City | 2025 Rate % | Source |
---|---|---|
San Francisco | 2.00 % | SF Rent Board Bulletin |
Oakland | 1.80 % | Oakland RAP Memo |
Berkeley | 1.70 % | Berkeley RSB Update |
Los Angeles | 1.50 % | LAHD RSO Notice |
Santa Monica | 1.60 % | SMRC Annual Sheet |
West Hollywood | 1.75 % | WeHo Rent Stabilization |
Richmond | 1.90 % | Richmond Rent Program |
San Jose | 1.40 % | San Jose Housing Dept. |
Other Cities | 0.00 % | No interest required |
How to Claim Your Interest
Start by confirming the exact dollar amount using the calculator or your city’s own worksheet. Next, ask informally— send an email or text reminding the owner of the ordinance and your move-in anniversary. Many landlords simply forget and will issue a check within days. If that nudge fails, mail a certified security-deposit interest demand letter citing the governing ordinance and giving at least seven days to respond.

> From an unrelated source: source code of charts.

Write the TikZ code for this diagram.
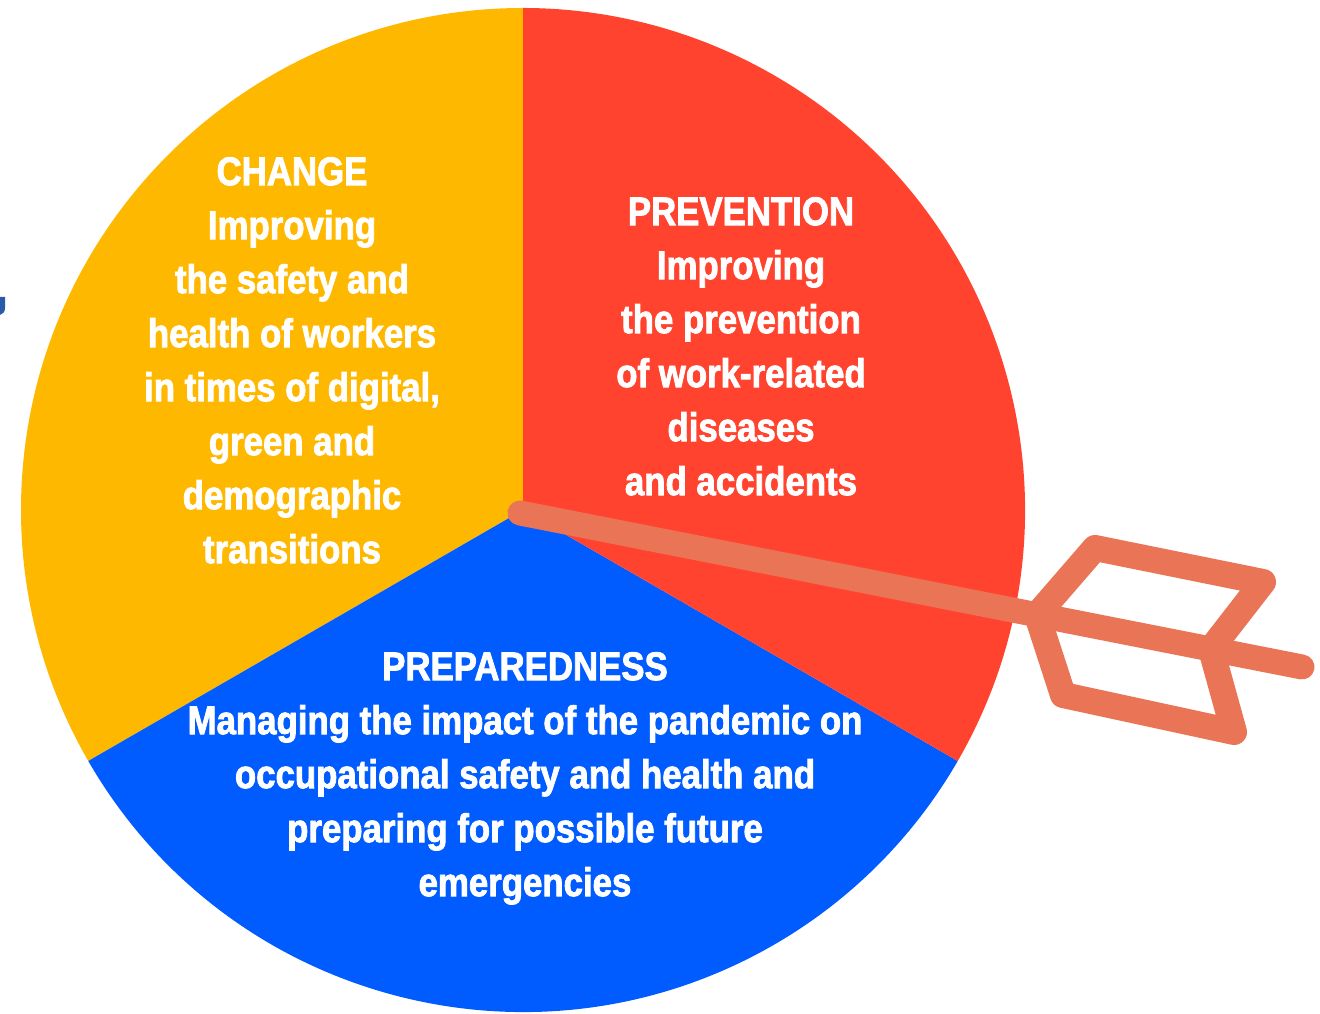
\documentclass[tikz,border=0pt]{standalone}
\usepackage{fontspec}
\newfontfamily\labfont{Liberation Sans}[FakeStretch=0.87,FakeBold=2]
\definecolor{pieorange}{HTML}{FFB800}
\definecolor{piered}{HTML}{FF432E}
\definecolor{pieblue}{HTML}{005CFF}
\definecolor{arrowc}{HTML}{EA7456}
\definecolor{markblue}{HTML}{2B5BA8}
\tikzset{
  lab/.style={text=white, inner sep=0pt, align=center, anchor=north,
    font=\labfont\bfseries\fontsize{40}{54}\selectfont},
  shaft/.style={draw=arrowc, line width=25pt, line cap=round},
  feather/.style={draw=arrowc, line width=26pt, line join=round, line cap=round}
}
\begin{document}
\begin{tikzpicture}[x=1pt,y=1pt]
\useasboundingbox (0,0) rectangle (1320,1014);
\coordinate (O) at (523,504);
\fill[pieorange] (O) -- ++(90:502) arc[start angle=90,end angle=210,radius=502] -- cycle;
\fill[pieblue] (O) -- ++(210:502) arc[start angle=210,end angle=330,radius=502] -- cycle;
\fill[piered] (O) -- ++(-30:502) arc[start angle=-30,end angle=90,radius=502] -- cycle;
% small blue mark at left edge
\fill[markblue] (0,717) -- (5,717) -- (5,706) .. controls (5,702) and (3,700) .. (0,699) -- cycle;
% labels
\node[lab] (change) at (292,857) {CHANGE\\Improving\\the safety and\\health of workers\\in times of digital,\\green and\\demographic\\transitions};
\node[lab] (prevention) at (741,817) {PREVENTION\\Improving\\the prevention\\of work-related\\diseases\\and accidents};
\node[lab] (preparedness) at (525,362) {PREPAREDNESS\\Managing the impact of the pandemic on\\occupational safety and health and\\preparing for possible future\\emergencies};
% arrow
\coordinate (S) at (520,501);
\coordinate (T) at (1302,347);
\coordinate (A) at (1037,399);
\coordinate (B) at (1211,365);
\coordinate (P1) at (1095,466);
\coordinate (P2) at (1263,432);
\coordinate (Q1) at (1063,319);
\coordinate (Q2) at (1234,282);
\draw[shaft] (S) -- (T);
\draw[feather] (A) -- (P1) -- (P2) -- (B);
\draw[feather] (A) -- (Q1) -- (Q2) -- (B);
\end{tikzpicture}
\end{document}
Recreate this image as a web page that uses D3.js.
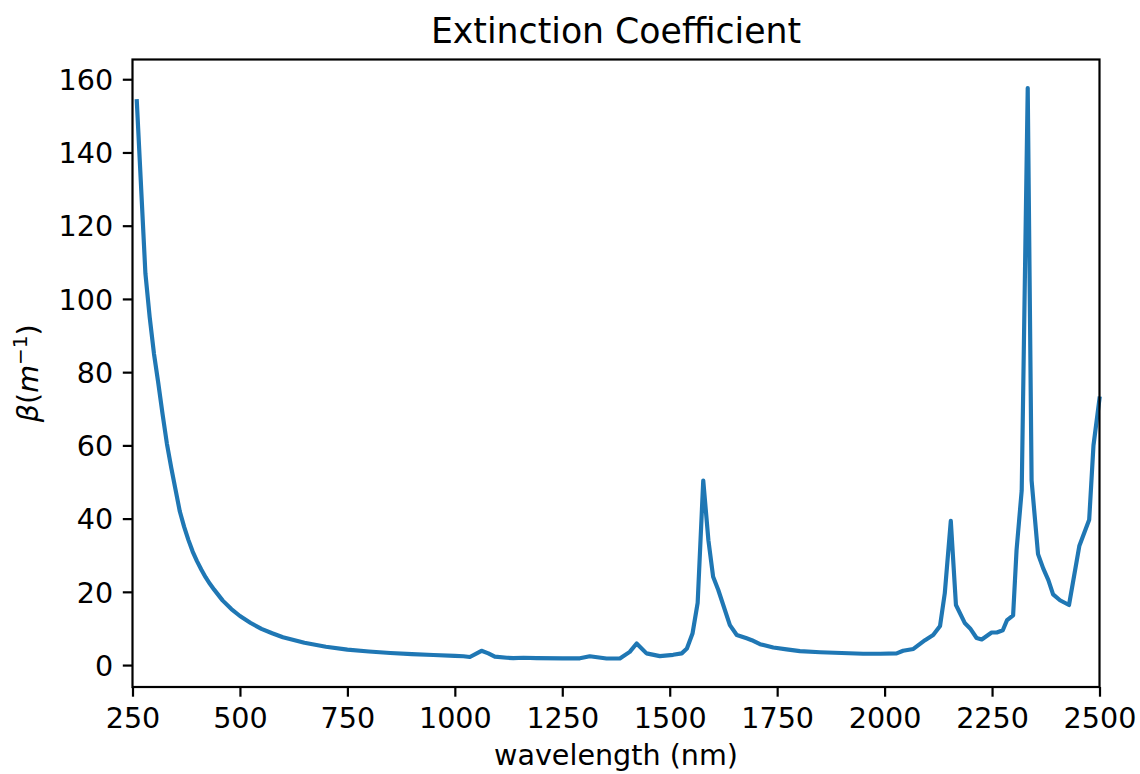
<!DOCTYPE html>
<html>
<head>
<meta charset="utf-8">
<script src="https://cdn.jsdelivr.net/npm/d3@7"></script>
<style>
  html, body { margin: 0; padding: 0; background: #fff; }
  svg { display: block; }
  text { font-family: "DejaVu Sans", sans-serif; fill: #000; }
</style>
</head>
<body>
<svg id="chart" width="1140" height="774"></svg>
<script>
// ---- Data ----
const wavelength = [260,280,290,300,310,320,330,340,350,360,370,380,390,400,410,420,430,440,460,480,500,525,550,575,600,650,700,750,800,850,900,950,1000,1020,1035,1062,1078,1093,1121,1136,1160,1190,1250,1291,1314,1353,1384,1407,1423,1446,1477,1508,1528,1540,1553,1565,1578,1590,1601,1613,1640,1656,1679,1691,1710,1741,1772,1803,1850,1900,1950,1990,2028,2043,2067,2094,2113,2129,2140,2154,2166,2187,2199,2214,2226,2249,2261,2275,2285,2299,2307,2319,2333,2342,2357,2369,2381,2392,2408,2429,2453,2476,2486,2500];
const beta = [154,107,95,85,77,68.5,60.5,54,48,42,37.8,34.2,31,28.4,26.1,24,22.2,20.6,17.6,15.3,13.4,11.5,9.9,8.7,7.6,6.1,5.0,4.2,3.7,3.3,3.0,2.75,2.5,2.4,2.2,3.9,3.2,2.3,2.0,1.9,2.0,1.9,1.85,1.85,2.4,1.8,1.8,3.6,5.9,3.2,2.45,2.8,3.2,4.5,8.6,17,50.4,34.1,24.1,20.5,10.9,8.2,7.3,6.8,5.7,4.8,4.3,3.8,3.5,3.3,3.1,3.1,3.2,3.9,4.4,6.8,8.2,10.7,19.6,39.4,16.4,11.4,10.0,7.4,7.0,8.9,8.9,9.5,12.3,13.6,31.4,47.7,157.6,50.4,30.3,26.4,23.2,19.3,17.7,16.4,32.5,39.7,60,72.8];
const xTicks = [250,500,750,1000,1250,1500,1750,2000,2250,2500];
const yTicks = [0,20,40,60,80,100,120,140,160];
const title = "Extinction Coefficient";
const xLabel = "wavelength (nm)";

// ---- Layout ----
const L = 132.5, R = 1099.5, T = 59.5, B = 687;
const svg = d3.select("#chart");

const x = d3.scaleLinear().domain([250, 2500]).range([L, R]);
const yMin = d3.min(beta), yMax = d3.max(beta), pad = 0.05 * (yMax - yMin);
const y = d3.scaleLinear().domain([yMin - pad, yMax + pad]).range([B, T]);

const tickFont = 28.6;

// line
svg.append("path")
  .datum(wavelength.map((w, i) => [w, beta[i]]))
  .attr("fill", "none")
  .attr("stroke", "#1f77b4")
  .attr("stroke-width", 4.17)
  .attr("stroke-linejoin", "round")
  .attr("stroke-linecap", "square")
  .attr("d", d3.line().x(d => x(d[0])).y(d => y(d[1])));

// axes
const xAxis = svg.append("g").attr("transform", `translate(0,${B})`)
  .call(d3.axisBottom(x).tickValues(xTicks).tickSize(9.7).tickPadding(9.7).tickFormat(d3.format("d")));
const yAxis = svg.append("g").attr("transform", `translate(${L},0)`)
  .call(d3.axisLeft(y).tickValues(yTicks).tickSize(9.7).tickPadding(9.7).tickFormat(d3.format("d")));

[xAxis, yAxis].forEach(g => {
  g.select(".domain").remove();
  g.selectAll(".tick line").attr("stroke", "#000").attr("stroke-width", 2.2);
  g.selectAll(".tick text").style("font-size", tickFont + "px").style("font-family", "DejaVu Sans").attr("fill", "#000");
});
xAxis.selectAll(".tick text").attr("dy", null).attr("y", 9.7 + 9.7 + 0.75 * tickFont);
yAxis.selectAll(".tick text").attr("dy", null).attr("y", 0.36 * tickFont);

// frame (spines)
svg.append("rect")
  .attr("x", L).attr("y", T).attr("width", R - L).attr("height", B - T)
  .attr("fill", "none").attr("stroke", "#000").attr("stroke-width", 2.2);

// title
svg.append("text")
  .attr("x", (L + R) / 2).attr("y", 42.5)
  .attr("text-anchor", "middle")
  .style("font-size", "34.7px")
  .text(title);

// x label
svg.append("text")
  .attr("x", (L + R) / 2).attr("y", 765)
  .attr("text-anchor", "middle")
  .style("font-size", tickFont + "px")
  .text(xLabel);

// y label: β(m^{-1})
const yl = svg.append("text")
  .attr("transform", `translate(38,${(T + B) / 2}) rotate(-90)`)
  .attr("text-anchor", "middle")
  .style("font-size", tickFont + "px");
yl.append("tspan").style("font-style", "italic").text("β");
yl.append("tspan").text("(");
yl.append("tspan").style("font-style", "italic").text("m");
yl.append("tspan").attr("dy", -11).style("font-size", (tickFont * 0.7) + "px").text("−1");
yl.append("tspan").attr("dy", 11).text(")");
</script>
</body>
</html>
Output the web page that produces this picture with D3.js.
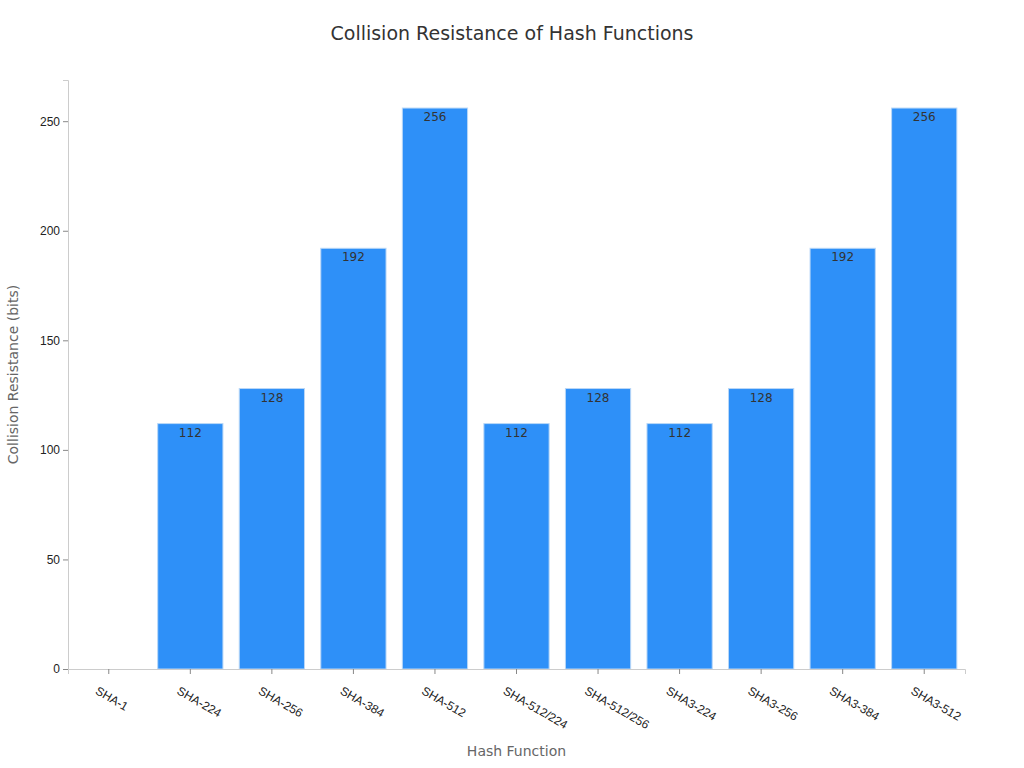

Our generator on the demand-letter page produces ready-to-send language.
Some tenants withhold the interest from their next rent payment. That tactic is legal in Los Angeles and Berkeley when executed precisely: give written notice, calculate correctly, and save proof of delivery. If the landlord disputes, be prepared to show the rate bulletin and your math. When amounts exceed $300 or the landlord retaliates, escalate to small-claims court. The judge can award the unpaid interest plus statutory penalties and court costs. Remember to file within three years of each missed annual payment to stay inside the statute of limitations for contract actions.
Below are two wording snippets you can adapt. Copy, paste, and personalize:
“Hi [Landlord Name], According to [City] Rent Ordinance §__, my deposit earned 2025 interest of $____. Please credit this amount to my February rent or issue a separate payment by [Date]. Thank you.”
“This is a formal request for payment of $____ in accrued interest on my security deposit pursuant to [City] rate bulletin 2025. Please remit within seven (7) days or I will pursue remedies available under the ordinance and California Civil Code §1950.5.”